# starting the Reg park routine, bench and stands or power racks for around £400



## jamesmacc (Jun 17, 2014)

as per title, im starting out the reg park beginners training 5x5, fairly basic routine meaning you can get away with a bench and barbell stand but im not overly keen incase im struggling with a lift and cant get the bar back on the stand etc etc, so im looking for one with the stand attached to the bench or possibly a power rack and bench, any decent places to look for good quality stuff? will need to get everything as i have no weights.

cheers

James


----------



## jamesmacc (Jun 17, 2014)

bit more expensive but this bodymax one gives a spotter bar and allows squats and military press ups and also has a pad for doing wrist or arm curls- http://www.powerhouse-fitness.co.uk/bodymax-cf380-total-smiths-system.php?utm_medium=email&utm_source=tms&tmcv=1&tmcs=oqjcf5l&tmty=w.
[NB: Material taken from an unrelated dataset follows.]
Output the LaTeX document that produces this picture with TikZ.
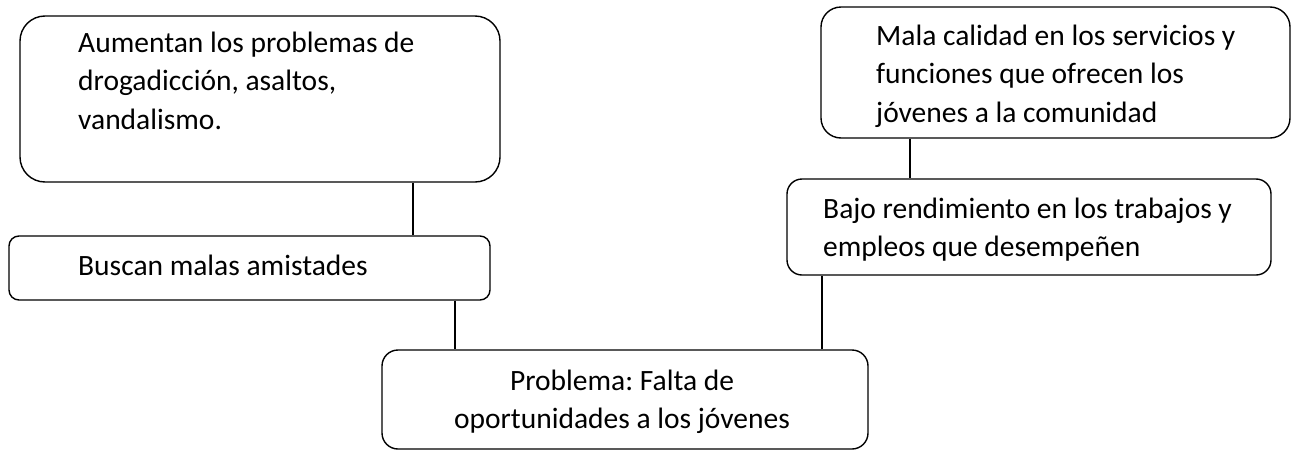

will that be too clumsy for trying to squat and press?


----------



## Prince Adam (Mar 17, 2012)

Body max cf415 from power house.


----------



## xpower (Jul 28, 2009)

Prince Adam said:


> Body max cf415 from power house.


 Spot on suggestion

Although I'd also search for a second hand cage .


----------



## xpower (Jul 28, 2009)

http://www.ebay.co.uk/itm/Keys-Fitness-Power-Rack-Cage-Squat-Rack-Light-Commercial-/121359960349?pt=UK_Strength_Training&hash=item1c419e091d

http://www.ebay.co.uk/itm/Bodymax-CF485-Heavy-Power-Rack-/310945663130?pt=UK_Strength_Training&hash=item4865ce489a


----------



## icamero1 (Jul 3, 2009)

Prince Adam said:


> Body max cf415 from power house.


im ordering this today. can you recommend a cheap supplier of plates and a olly bar. fook paying around £1 a kg


----------



## Prince Adam (Mar 17, 2012)

icamero1 said:


> im ordering this today. can you recommend a cheap supplier of plates and a olly bar. fook paying around £1 a kg


Sadly not mate

See plates as an investment, will always hold their value


----------